#### LISTED RECORDS

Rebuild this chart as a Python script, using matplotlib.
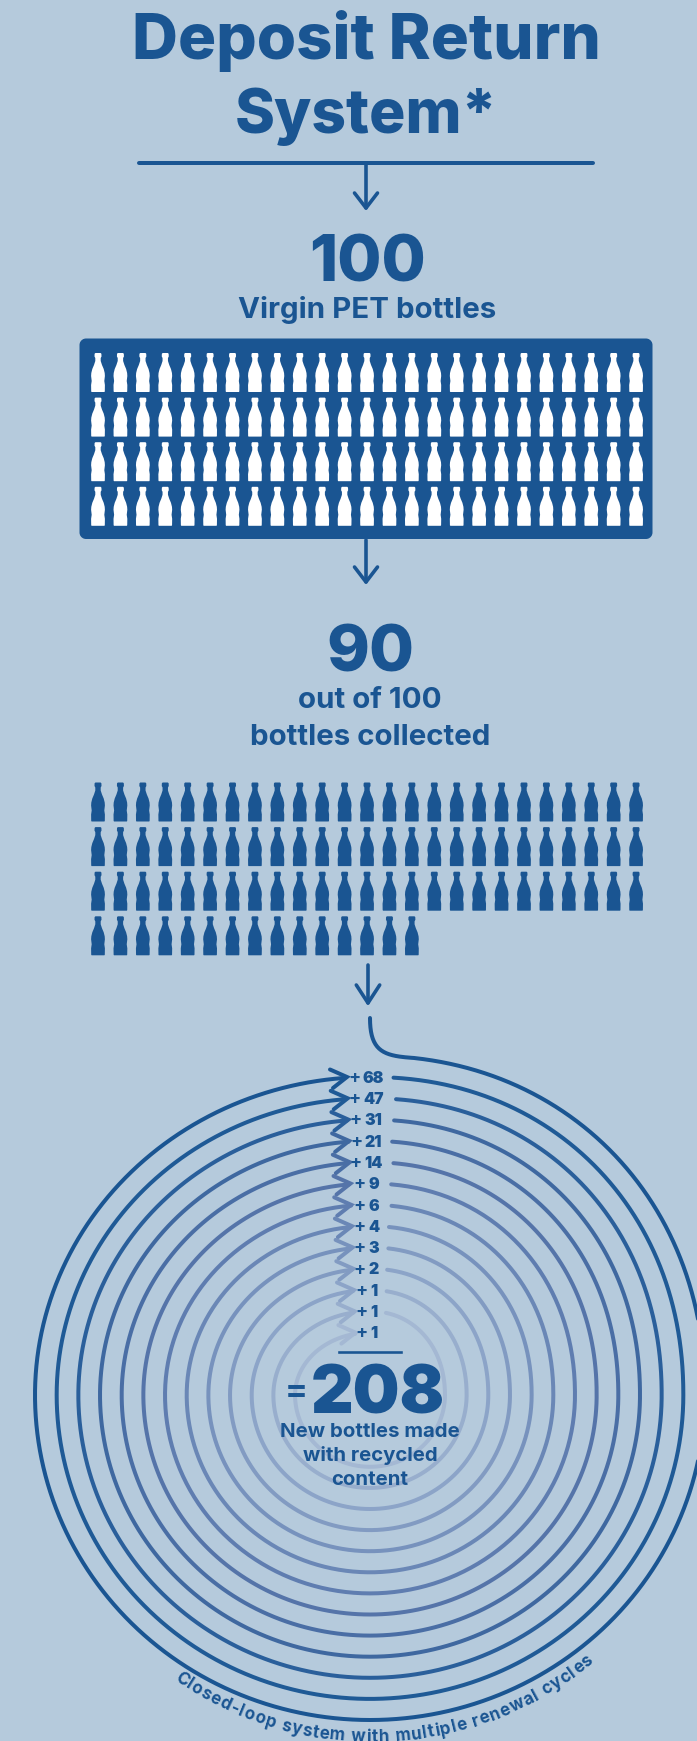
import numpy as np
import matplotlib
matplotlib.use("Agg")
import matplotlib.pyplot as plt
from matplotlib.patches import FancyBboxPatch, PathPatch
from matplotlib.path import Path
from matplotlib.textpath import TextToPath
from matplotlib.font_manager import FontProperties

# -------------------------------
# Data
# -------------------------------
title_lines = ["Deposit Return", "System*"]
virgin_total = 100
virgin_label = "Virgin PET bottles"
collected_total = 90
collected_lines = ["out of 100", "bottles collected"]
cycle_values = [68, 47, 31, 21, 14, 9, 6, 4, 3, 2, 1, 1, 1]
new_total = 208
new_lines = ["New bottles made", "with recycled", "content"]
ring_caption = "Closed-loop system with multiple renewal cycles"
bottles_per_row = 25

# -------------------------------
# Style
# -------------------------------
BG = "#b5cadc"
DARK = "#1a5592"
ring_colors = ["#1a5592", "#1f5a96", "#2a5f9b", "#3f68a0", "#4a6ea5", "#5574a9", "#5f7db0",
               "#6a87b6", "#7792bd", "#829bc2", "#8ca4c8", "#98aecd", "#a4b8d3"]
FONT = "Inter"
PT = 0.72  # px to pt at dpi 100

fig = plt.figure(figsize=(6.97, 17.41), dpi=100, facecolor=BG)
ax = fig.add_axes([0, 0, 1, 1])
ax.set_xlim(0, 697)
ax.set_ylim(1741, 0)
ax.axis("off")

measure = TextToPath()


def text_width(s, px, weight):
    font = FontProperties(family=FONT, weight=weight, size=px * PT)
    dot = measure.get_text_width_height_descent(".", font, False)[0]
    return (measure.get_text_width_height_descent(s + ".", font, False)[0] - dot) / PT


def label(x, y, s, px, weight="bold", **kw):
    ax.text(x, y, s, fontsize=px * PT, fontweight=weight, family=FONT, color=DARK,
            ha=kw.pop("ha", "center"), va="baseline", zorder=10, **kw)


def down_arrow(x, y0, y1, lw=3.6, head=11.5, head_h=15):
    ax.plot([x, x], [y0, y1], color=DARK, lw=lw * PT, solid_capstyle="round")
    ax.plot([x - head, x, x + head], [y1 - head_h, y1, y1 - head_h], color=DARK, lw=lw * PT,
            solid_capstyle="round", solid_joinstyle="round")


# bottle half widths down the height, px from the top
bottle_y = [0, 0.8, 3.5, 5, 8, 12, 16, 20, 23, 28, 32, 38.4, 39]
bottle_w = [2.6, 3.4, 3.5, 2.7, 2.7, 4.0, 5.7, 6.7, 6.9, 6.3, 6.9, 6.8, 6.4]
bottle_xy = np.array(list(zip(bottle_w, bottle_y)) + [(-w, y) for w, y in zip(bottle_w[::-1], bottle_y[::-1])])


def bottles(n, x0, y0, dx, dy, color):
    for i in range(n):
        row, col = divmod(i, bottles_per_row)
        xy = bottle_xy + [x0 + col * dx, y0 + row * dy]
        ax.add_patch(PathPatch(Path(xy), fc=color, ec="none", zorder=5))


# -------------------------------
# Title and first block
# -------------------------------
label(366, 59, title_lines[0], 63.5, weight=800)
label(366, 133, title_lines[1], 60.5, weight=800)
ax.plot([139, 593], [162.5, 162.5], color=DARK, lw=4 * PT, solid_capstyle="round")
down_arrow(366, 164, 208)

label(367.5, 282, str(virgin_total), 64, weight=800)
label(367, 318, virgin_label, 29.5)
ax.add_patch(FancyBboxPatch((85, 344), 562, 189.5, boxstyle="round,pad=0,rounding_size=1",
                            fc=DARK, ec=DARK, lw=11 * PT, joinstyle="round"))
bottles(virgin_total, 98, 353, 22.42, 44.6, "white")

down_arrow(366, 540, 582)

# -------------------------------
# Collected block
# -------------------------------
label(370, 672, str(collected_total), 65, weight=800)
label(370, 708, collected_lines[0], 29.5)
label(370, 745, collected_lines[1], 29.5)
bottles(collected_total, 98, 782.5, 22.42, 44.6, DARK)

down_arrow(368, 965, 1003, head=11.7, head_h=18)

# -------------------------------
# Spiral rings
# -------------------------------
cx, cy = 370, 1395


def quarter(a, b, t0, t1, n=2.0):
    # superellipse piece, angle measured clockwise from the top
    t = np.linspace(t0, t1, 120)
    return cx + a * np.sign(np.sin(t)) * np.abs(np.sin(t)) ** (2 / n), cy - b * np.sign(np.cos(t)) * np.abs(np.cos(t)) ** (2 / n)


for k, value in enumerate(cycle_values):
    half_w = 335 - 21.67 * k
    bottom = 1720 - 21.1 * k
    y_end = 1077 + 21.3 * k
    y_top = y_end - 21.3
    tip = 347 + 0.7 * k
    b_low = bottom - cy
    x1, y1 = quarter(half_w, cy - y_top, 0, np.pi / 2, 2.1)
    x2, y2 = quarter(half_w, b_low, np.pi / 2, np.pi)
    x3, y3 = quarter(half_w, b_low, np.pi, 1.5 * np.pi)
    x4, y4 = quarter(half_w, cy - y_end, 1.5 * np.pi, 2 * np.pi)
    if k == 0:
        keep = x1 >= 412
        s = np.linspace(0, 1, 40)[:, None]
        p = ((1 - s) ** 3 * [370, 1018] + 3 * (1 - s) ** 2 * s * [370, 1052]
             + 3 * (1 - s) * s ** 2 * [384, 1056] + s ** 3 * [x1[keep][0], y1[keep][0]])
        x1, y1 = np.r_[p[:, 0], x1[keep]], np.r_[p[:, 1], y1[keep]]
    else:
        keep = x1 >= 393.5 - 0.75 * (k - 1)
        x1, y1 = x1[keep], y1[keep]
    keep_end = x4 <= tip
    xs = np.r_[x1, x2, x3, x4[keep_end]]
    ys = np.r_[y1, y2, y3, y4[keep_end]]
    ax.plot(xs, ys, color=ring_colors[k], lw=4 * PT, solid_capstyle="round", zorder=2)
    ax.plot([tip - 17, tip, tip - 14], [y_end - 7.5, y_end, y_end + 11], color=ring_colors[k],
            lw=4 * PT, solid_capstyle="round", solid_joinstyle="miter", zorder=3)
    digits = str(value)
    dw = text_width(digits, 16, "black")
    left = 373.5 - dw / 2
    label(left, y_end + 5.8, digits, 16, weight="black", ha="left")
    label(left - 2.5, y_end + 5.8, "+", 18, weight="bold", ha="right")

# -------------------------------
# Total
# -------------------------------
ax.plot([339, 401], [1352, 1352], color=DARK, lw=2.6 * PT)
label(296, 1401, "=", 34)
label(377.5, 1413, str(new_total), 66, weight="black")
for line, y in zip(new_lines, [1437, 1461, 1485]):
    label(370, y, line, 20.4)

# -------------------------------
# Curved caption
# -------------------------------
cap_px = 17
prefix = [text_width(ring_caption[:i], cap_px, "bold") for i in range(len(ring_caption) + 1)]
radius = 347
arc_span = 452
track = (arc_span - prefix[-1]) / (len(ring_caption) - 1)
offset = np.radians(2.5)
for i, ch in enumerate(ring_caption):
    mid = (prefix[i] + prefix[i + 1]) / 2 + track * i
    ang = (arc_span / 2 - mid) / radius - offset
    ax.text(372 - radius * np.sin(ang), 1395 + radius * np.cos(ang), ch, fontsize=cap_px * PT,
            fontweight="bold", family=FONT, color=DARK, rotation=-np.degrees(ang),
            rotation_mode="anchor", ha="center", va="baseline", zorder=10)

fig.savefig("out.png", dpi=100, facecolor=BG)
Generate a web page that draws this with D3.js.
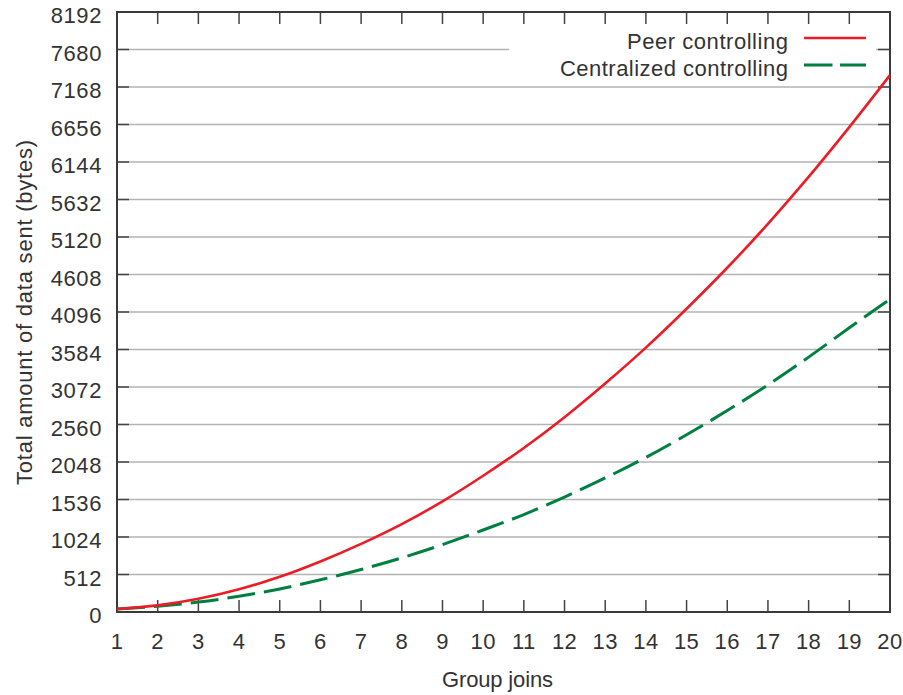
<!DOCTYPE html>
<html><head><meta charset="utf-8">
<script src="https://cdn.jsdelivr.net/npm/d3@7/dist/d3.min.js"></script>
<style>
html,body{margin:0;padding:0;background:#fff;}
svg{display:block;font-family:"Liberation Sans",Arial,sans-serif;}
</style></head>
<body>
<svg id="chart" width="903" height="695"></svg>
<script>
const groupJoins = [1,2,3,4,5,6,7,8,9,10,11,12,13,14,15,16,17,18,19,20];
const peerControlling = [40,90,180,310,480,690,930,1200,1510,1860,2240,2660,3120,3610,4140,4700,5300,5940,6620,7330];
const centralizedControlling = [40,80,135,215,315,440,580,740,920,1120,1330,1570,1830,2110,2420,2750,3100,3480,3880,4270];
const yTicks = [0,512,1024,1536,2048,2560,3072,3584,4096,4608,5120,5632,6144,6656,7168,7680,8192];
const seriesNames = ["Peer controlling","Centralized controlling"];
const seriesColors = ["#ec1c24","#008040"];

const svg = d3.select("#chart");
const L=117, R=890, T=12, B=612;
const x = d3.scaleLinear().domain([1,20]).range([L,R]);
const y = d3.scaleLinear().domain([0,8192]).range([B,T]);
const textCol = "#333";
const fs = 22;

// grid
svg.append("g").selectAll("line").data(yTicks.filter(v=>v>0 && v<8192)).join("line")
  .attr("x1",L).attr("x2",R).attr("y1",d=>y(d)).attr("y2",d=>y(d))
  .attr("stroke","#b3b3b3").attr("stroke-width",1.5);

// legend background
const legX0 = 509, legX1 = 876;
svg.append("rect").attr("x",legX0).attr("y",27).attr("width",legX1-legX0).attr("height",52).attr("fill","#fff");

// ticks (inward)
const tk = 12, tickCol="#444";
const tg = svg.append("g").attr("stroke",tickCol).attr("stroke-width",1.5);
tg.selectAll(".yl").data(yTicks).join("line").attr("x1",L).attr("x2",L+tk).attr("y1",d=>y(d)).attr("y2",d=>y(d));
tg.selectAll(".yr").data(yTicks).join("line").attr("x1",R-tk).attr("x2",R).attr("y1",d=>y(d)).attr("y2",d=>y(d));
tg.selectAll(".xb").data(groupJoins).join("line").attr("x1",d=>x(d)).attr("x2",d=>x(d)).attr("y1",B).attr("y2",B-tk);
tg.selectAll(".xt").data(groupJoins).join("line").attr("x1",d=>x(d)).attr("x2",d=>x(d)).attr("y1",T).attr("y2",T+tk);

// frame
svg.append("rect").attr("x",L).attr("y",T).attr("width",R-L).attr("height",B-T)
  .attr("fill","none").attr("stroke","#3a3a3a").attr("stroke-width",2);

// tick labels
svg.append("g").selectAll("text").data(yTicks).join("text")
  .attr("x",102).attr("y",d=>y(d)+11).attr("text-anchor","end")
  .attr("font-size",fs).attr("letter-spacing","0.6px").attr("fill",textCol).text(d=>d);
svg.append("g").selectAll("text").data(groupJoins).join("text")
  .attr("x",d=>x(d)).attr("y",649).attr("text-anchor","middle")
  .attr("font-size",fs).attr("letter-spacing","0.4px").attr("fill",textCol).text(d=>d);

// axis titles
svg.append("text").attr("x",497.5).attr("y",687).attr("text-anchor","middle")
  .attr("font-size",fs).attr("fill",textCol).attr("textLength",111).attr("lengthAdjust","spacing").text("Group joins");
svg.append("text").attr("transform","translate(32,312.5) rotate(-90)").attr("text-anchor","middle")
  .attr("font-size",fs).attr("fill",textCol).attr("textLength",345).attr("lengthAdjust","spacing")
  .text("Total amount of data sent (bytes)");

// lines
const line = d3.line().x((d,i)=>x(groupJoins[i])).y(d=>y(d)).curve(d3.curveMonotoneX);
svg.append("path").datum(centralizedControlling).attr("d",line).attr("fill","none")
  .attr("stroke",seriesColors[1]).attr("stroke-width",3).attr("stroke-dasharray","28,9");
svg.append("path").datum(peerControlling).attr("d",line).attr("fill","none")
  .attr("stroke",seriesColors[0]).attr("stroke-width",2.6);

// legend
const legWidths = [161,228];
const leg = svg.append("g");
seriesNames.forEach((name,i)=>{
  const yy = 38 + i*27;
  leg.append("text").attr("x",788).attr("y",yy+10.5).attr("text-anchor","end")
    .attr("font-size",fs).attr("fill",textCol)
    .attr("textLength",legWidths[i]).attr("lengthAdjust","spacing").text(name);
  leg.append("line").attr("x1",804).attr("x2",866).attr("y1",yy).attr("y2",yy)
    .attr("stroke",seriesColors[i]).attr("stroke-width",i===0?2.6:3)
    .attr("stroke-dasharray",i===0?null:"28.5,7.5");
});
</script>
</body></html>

########

### EXERCISE INSTRUCTIONS
From the entries above, copy every line where the word "with" shows up.

### OUTPUT OF THE TASK
new_lines = ["New bottles made", "with recycled", "content"]
ring_caption = "Closed-loop system with multiple renewal cycles"
Generate a web page that draws this with D3.js.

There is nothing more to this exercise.